Possiamo aggiungere che molti degli stranieri non ce la faranno ad inserirsi in modo più o meno accettabile, si sbanderanno e tenderanno a delinquere. E anche che, a prescindere, le differenze di culture, di stili di vita, di mentalità, potranno creare frizioni ed incomprensioni anche nei casi migliori. Infine, in tutte le ondate migratorie da che mondo è mondo, c'è una percentuale di chi già delinqueva a casa propria e pensa di farlo più facilmente dove c'è più ricchezza.
E voilà, la miscela esplosiva è servita.
- I lavoratori degli altri continenti sono le vittime e qui diventano i colpevoli.
- I lavoratori europei sono gabbati dai loro governanti, e sono gabbati due volte: perché le sovvenzioni che provocano le ondate migratorie , e quindi la concorrenza al ribasso, chi le paga? Ma i lavoratori dipendenti europei con le loro tasse, naturalmente.

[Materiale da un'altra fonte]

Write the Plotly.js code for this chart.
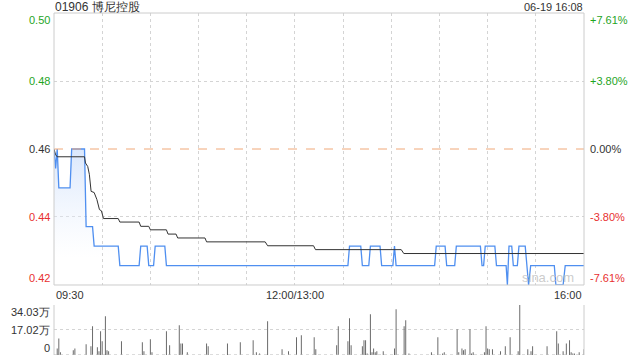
<!DOCTYPE html>
<html><head><meta charset="utf-8">
<script src="https://cdn.plot.ly/plotly-3.0.1.min.js"></script>
<style>html,body{margin:0;padding:0;background:#fff}#chart{width:640px;height:360px}</style>
</head><body><div id="chart"></div>
<script>
const stockTitle = '01906 博尼控股';
const stampText = '06-19 16:08';
const prevClose = 0.46;
const priceLabels = ['0.50', '0.48', '0.46', '0.44', '0.42'];
const pctLabels = ['+7.61%', '+3.80%', '0.00%', '-3.80%', '-7.61%'];
const priceLevels = [0.495, 0.4775, 0.46, 0.4425, 0.425];
const timeLabels = ['09:30', '12:00/13:00', '16:00'];
const timeLabelMin = [0, 150, 330];
const gridMin = [30, 60, 90, 120, 150, 180, 210, 240, 270, 300];
const volLabels = ['34.03万', '17.02万', '0'];
const volLevels = [340300, 170150, 0];

// price line vertices (minutes from 09:30, trading time)
const priceMin = [0, 1, 2, 3, 10, 11, 19, 20, 24, 25, 40, 41, 53, 54, 58, 59, 62, 63, 69, 70,
  183, 184, 191, 192, 196, 197, 203, 204, 211, 212, 213, 237, 238, 243.5, 244.5, 249.5, 250.5,
  265.5, 266.5, 267.5, 268.5, 274.5, 275.5, 281.5, 282.3, 283.3, 285, 286, 288.5, 289.5, 293.4,
  294.5, 295.5, 296.8, 311.5, 312.5, 317, 318.3, 330];
const priceVal = [0.46, 0.455, 0.46, 0.45, 0.45, 0.46, 0.46, 0.44, 0.44, 0.435, 0.435, 0.43, 0.43, 0.435, 0.435, 0.43, 0.43, 0.435, 0.435, 0.43,
  0.43, 0.435, 0.435, 0.43, 0.43, 0.435, 0.435, 0.43, 0.43, 0.435, 0.43, 0.43, 0.435, 0.435, 0.43, 0.43, 0.435,
  0.435, 0.43, 0.43, 0.435, 0.435, 0.43, 0.43, 0.425, 0.435, 0.435, 0.43, 0.43, 0.435, 0.435,
  0.43, 0.425, 0.43, 0.43, 0.425, 0.425, 0.43, 0.43];

// average price line vertices
const avgMin = [0, 1, 2, 19, 19.6, 21, 22, 23.1, 25, 26.7, 28.3, 29.5, 30.8, 40, 41, 53, 54, 59, 60, 70, 71, 76, 77, 94, 95, 131.5, 133, 161.6, 162.8, 216.2, 217.8, 330];
const avgVal = [0.46, 0.4585, 0.458, 0.458, 0.4564, 0.4555, 0.4535, 0.4491, 0.4488, 0.447, 0.4444, 0.4441, 0.4421, 0.4421, 0.4412, 0.4412, 0.4401, 0.4401, 0.4392, 0.4392, 0.4381, 0.4381, 0.4371, 0.4371, 0.4361, 0.4361, 0.4351, 0.4351, 0.4341, 0.4341, 0.4331, 0.4331];

// volume bars
const volMin = [2, 3, 4, 12, 13, 20, 23, 24, 27, 28, 29, 30, 32, 33, 34, 42, 55, 56, 60, 61, 70, 72, 78, 79, 80, 83, 95, 96, 108, 116, 124, 126, 128, 133, 142, 146, 151, 154, 162, 163,
  176, 177, 183, 184, 185, 192, 193, 194, 195, 197, 198, 199, 200, 201, 205, 212, 213, 218, 219, 221, 235, 239, 242, 243, 251, 252, 254, 255, 256, 259, 260, 261,
  268, 269, 270, 271, 273, 278, 281, 284, 289, 290, 295, 297, 298, 307, 313, 314, 317, 319, 321, 322, 323, 324, 327, 330];
const volVal = [45000, 113000, 18000, 32000, 45000, 73000, 59000, 195000, 52000, 25000, 161000, 93000, 263000, 32000, 25000, 93000, 86000, 25000, 107000, 18000, 161000, 66000, 202000, 79000, 79000, 18000, 79000, 59000, 79000, 86000, 100000, 18000, 11000, 229000, 39000, 25000, 120000, 134000, 120000, 39000,
  66000, 195000, 93000, 250000, 66000, 59000, 100000, 100000, 11000, 277000, 18000, 45000, 18000, 25000, 25000, 45000, 311000, 195000, 236000, 11000, 18000, 120000, 11000, 18000, 175000, 18000, 45000, 32000, 39000, 175000, 11000, 18000,
  18000, 195000, 45000, 39000, 39000, 25000, 59000, 120000, 25000, 340300, 39000, 25000, 59000, 59000, 161000, 79000, 25000, 79000, 100000, 18000, 11000, 11000, 18000, 39000];

const GREEN = '#1fa51f', RED = '#e83030', DARK = '#333333';
const FONT = 'Liberation Sans, Arial, sans-serif';
const GRID = '#d4d4d4';
const labelColors = [GREEN, GREEN, DARK, RED, RED];
const edgeShift = [-7, 0, 0, 0, 7];

const annotations = [];
priceLevels.forEach((lv, i) => {
  annotations.push({xref: 'paper', yref: 'y', x: 0, y: lv, xanchor: 'right', yanchor: 'middle', xshift: -2, yshift: edgeShift[i],
    text: priceLabels[i], showarrow: false, font: {family: FONT, size: 11, color: labelColors[i]}});
  annotations.push({xref: 'paper', yref: 'y', x: 1, y: lv, xanchor: 'left', yanchor: 'middle', xshift: 4, yshift: edgeShift[i],
    text: pctLabels[i], showarrow: false, font: {family: FONT, size: 11, color: labelColors[i]}});
});
const volShift = [-7, 0, 7];
volLevels.forEach((lv, i) => {
  annotations.push({xref: 'paper', yref: 'y2', x: 0, y: lv, xanchor: 'right', yanchor: 'middle', xshift: -2, yshift: volShift[i],
    text: volLabels[i], showarrow: false, font: {family: FONT, size: 11, color: DARK}});
});
const tAnchor = ['left', 'center', 'right'];
timeLabels.forEach((t, i) => {
  annotations.push({xref: 'x', yref: 'paper', x: timeLabelMin[i], y: 0.2047, xanchor: tAnchor[i], yanchor: 'top', yshift: -2,
    text: t, showarrow: false, font: {family: FONT, size: 11, color: DARK}});
});
annotations.push({xref: 'paper', yref: 'paper', x: 0, y: 1, xanchor: 'left', yanchor: 'middle', yshift: 6, borderpad: 0,
  text: stockTitle, showarrow: false, font: {family: FONT, size: 12, color: DARK}});
annotations.push({xref: 'paper', yref: 'paper', x: 1, y: 1, xanchor: 'right', yanchor: 'middle', yshift: 6, borderpad: 0,
  text: stampText, showarrow: false, font: {family: FONT, size: 11, color: DARK}});
annotations.push({xref: 'paper', yref: 'y', x: 0.985, y: 0.425, xanchor: 'right', yanchor: 'bottom', yshift: -2,
  text: 'sina.com', showarrow: false, font: {family: FONT, size: 13, color: 'rgba(190,190,190,0.8)'}});

const traces = [
  {x: priceMin, y: priceVal, type: 'scatter', mode: 'lines', xaxis: 'x', yaxis: 'y',
   line: {color: '#4f8ff0', width: 1.3}, fill: 'tozeroy',
   fillgradient: {type: 'vertical', start: 0.432, stop: 0.46, colorscale: [[0, 'rgba(235,242,253,0)'], [1, 'rgba(218,231,252,1)']]},
   hoverinfo: 'skip'},
  {x: avgMin, y: avgVal, type: 'scatter', mode: 'lines', xaxis: 'x', yaxis: 'y',
   line: {color: '#333333', width: 1}, hoverinfo: 'skip'},
  {x: volMin, y: volVal, type: 'bar', xaxis: 'x2', yaxis: 'y2', width: 0.6,
   marker: {color: '#666666', line: {width: 0}}, hoverinfo: 'skip'}
];

const layout = {
  width: 640, height: 360,
  margin: {l: 54, r: 56, t: 13, b: 5},
  paper_bgcolor: '#ffffff', plot_bgcolor: '#ffffff',
  showlegend: false,
  font: {family: FONT, size: 11, color: DARK},
  xaxis: {domain: [0, 1], range: [0, 330], anchor: 'y', tickvals: gridMin, showticklabels: false, ticks: '',
          showgrid: true, gridcolor: GRID, griddash: 'dot', gridwidth: 1, zeroline: false, showline: false},
  yaxis: {domain: [0.2047, 1], range: [0.425, 0.495], anchor: 'x', tickvals: [0.4425, 0.4775], showticklabels: false, ticks: '',
          showgrid: true, gridcolor: GRID, griddash: 'dot', gridwidth: 1, zeroline: false, showline: false},
  xaxis2: {domain: [0, 1], range: [0, 330], anchor: 'y2', showticklabels: false, ticks: '', showgrid: false, zeroline: false, showline: false},
  yaxis2: {domain: [0, 0.1462], range: [0, 340300], anchor: 'x2', tickvals: [170150, 340300], showticklabels: false, ticks: '',
           showgrid: true, gridcolor: GRID, griddash: 'dot', gridwidth: 1, zeroline: false, showline: false},
  shapes: [
    {type: 'line', xref: 'x domain', yref: 'y', x0: 0, x1: 1, y0: prevClose, y1: prevClose,
     line: {color: '#f0a878', width: 1, dash: 'dash'}},
    {type: 'rect', xref: 'x domain', yref: 'y domain', x0: 0, x1: 1, y0: 0, y1: 1,
     line: {color: '#cccccc', width: 1}},
    {type: 'line', xref: 'x2 domain', yref: 'y2 domain', x0: 0, x1: 0, y0: 0, y1: 1, line: {color: '#cccccc', width: 1}},
    {type: 'line', xref: 'x2 domain', yref: 'y2 domain', x0: 1, x1: 1, y0: 0, y1: 1, line: {color: '#cccccc', width: 1}},
    {type: 'line', xref: 'x2 domain', yref: 'y2', x0: 0, x1: 1, y0: 0, y1: 0, line: {color: '#bbbbbb', width: 1, dash: 'dot'}}
  ],
  annotations: annotations
};

Plotly.newPlot('chart', traces, layout, {displayModeBar: false, staticPlot: true});
</script>
</body></html>
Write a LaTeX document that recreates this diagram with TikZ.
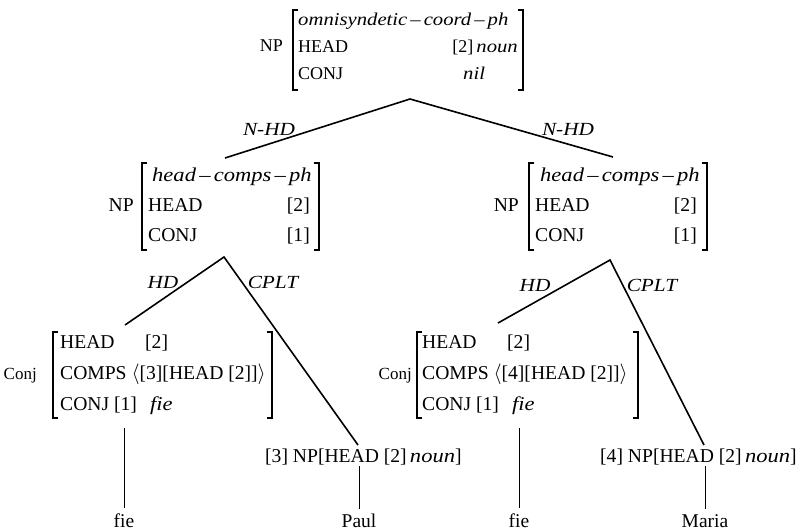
\documentclass[tikz,border=0pt]{standalone}
\usepackage{fontspec}
\setmainfont{Liberation Serif}
\newfontfamily\wit[FakeStretch=1.15,Ligatures=TeX]{Liberation Serif}
\newcommand{\wi}[1]{{\wit\itshape #1}}
\newcommand{\dsh}{\,\textendash\,}
\begin{document}
\begin{tikzpicture}[x=1pt,y=-1pt,
  txt/.style={inner sep=0pt, anchor=base west, font=\fontsize{19.6}{22}\selectfont},
  txte/.style={txt, anchor=base east},
  toptxt/.style={txt, font=\fontsize{18}{21}\selectfont},
  toptxte/.style={toptxt, anchor=base east},
  small/.style={txt, anchor=base east, font=\fontsize{17}{20}\selectfont},
  lab/.style={inner sep=0pt, anchor=base, font=\fontsize{18.5}{22}\selectfont\wit\itshape},
  word/.style={inner sep=0pt, anchor=base, font=\fontsize{19.5}{22}\selectfont},
  edge/.style={line width=1.6pt},
  stem/.style={line width=1pt},
  brk/.style={line width=1.1pt}]
\useasboundingbox (0,0) rectangle (802,531);
\fill[white] (0,0) rectangle (802,531);

% ---------- top AVM ----------
\node[toptxte] (npT) at (283,51) {NP};
\node[toptxt] (t1) at (298,25) {\wi{omnisyndetic\dsh coord\dsh ph}};
\node[toptxt] (t2) at (298,52) {HEAD};
\node[toptxte] (t2v) at (518,52) {[2]\,\wi{noun}};
\node[toptxt] (t3) at (298,79) {CONJ};
\node[toptxt] (t3v) at (463,79) {\wi{nil}};
\draw[brk] (298,10) -- (293,10) -- (293,90) -- (298,90);
\draw[brk] (518,10) -- (523,10) -- (523,90) -- (518,90);

% ---------- middle left AVM ----------
\node[txte] (npL) at (134,211) {NP};
\node[txt] (l1) at (152,181) {\wi{head\dsh comps\dsh ph}};
\node[txt] (l2) at (148,211) {HEAD};
\node[txte] (l2v) at (310,211) {[2]};
\node[txt] (l3) at (148,241) {CONJ};
\node[txte] (l3v) at (310,241) {[1]};
\draw[brk] (147,163) -- (142,163) -- (142,250) -- (147,250);
\draw[brk] (314,163) -- (319,163) -- (319,250) -- (314,250);

% ---------- middle right AVM ----------
\node[txte] (npR) at (519,211) {NP};
\node[txt] (r1) at (540,181) {\wi{head\dsh comps\dsh ph}};
\node[txt] (r2) at (535,211) {HEAD};
\node[txte] (r2v) at (697,211) {[2]};
\node[txt] (r3) at (535,241) {CONJ};
\node[txte] (r3v) at (697,241) {[1]};
\draw[brk] (534,163) -- (529,163) -- (529,250) -- (534,250);
\draw[brk] (702,163) -- (707,163) -- (707,250) -- (702,250);

% ---------- bottom left AVM ----------
\node[small] (cjL) at (37,379) {Conj};
\node[txt] (bl1) at (60,348) {HEAD};
\node[txt] (bl1v) at (145,348) {[2]};
\node[txt] (bl2) at (60,379) {COMPS $\langle$[3][HEAD [2]]$\rangle$};
\node[txt] (bl3) at (60,410) {CONJ [1]};
\node[txt] (bl3v) at (150,410) {\wi{fie}};
\draw[brk] (58,332) -- (53,332) -- (53,418) -- (58,418);
\draw[brk] (267,332) -- (272,332) -- (272,418) -- (267,418);

% ---------- bottom right AVM ----------
\node[small] (cjR) at (412,379) {Conj};
\node[txt] (br1) at (422,348) {HEAD};
\node[txt] (br1v) at (507,348) {[2]};
\node[txt] (br2) at (422,379) {COMPS $\langle$[4][HEAD [2]]$\rangle$};
\node[txt] (br3) at (422,410) {CONJ [1]};
\node[txt] (br3v) at (512,410) {\wi{fie}};
\draw[brk] (422,332) -- (417,332) -- (417,418) -- (422,418);
\draw[brk] (633,332) -- (638,332) -- (638,418) -- (633,418);

% ---------- bottom NP nodes ----------
\node[txt] (np3) at (265,462) {[3] NP[HEAD [2]\,\wi{noun}]};
\node[txt] (np4) at (600,462) {[4] NP[HEAD [2]\,\wi{noun}]};

% ---------- words ----------
\node[word] (w1) at (124,527) {fie};
\node[word] (w2) at (359,527) {Paul};
\node[word] (w3) at (519,527) {fie};
\node[word] (w4) at (705,527) {Maria};

% ---------- tree coordinates ----------
\coordinate (aT) at (410,99);
\coordinate (eTL) at (225,158);
\coordinate (eTR) at (613,157);
\coordinate (aL) at (224,257);
\coordinate (hdL) at (125,325);
\coordinate (cpL) at (358,445);
\coordinate (aR) at (610,260);
\coordinate (hdR) at (498,323);
\coordinate (cpR) at (704,445);
\coordinate (f1t) at (124,428);
\coordinate (f1b) at (124,508);
\coordinate (p1t) at (359,466);
\coordinate (p1b) at (359,509);
\coordinate (f2t) at (519,428);
\coordinate (f2b) at (519,508);
\coordinate (m1t) at (705,466);
\coordinate (m1b) at (705,509);

\draw[edge] (eTL) -- (aT) -- (eTR);
\draw[edge] (hdL) -- (aL) -- (cpL);
\draw[edge] (hdR) -- (aR) -- (cpR);
\draw[stem] (f1t) -- (f1b);
\draw[stem] (p1t) -- (p1b);
\draw[stem] (f2t) -- (f2b);
\draw[stem] (m1t) -- (m1b);

% ---------- edge labels ----------
\node[lab] (nhdL) at (269,135) {N-HD};
\node[lab] (nhdR) at (568,135) {N-HD};
\node[lab] (hdLl) at (163,288) {HD};
\node[lab] (cpLl) at (273,288) {CPLT};
\node[lab] (hdRl) at (535,291) {HD};
\node[lab] (cpRl) at (652,291) {CPLT};
\end{tikzpicture}
\end{document}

Il bello è che tali lavoratori europei, per esempio gli italiani, votano entusiasticamente per i responsabili di questa situazione e se la prendono con le vittime .
Come se ne esce ? Diceva qualcuno che per ogni problema complesso c'è una risposta facile. Peccato che sia sbagliata.
Noi proviamo almeno ad evitare le risposte sbagliate.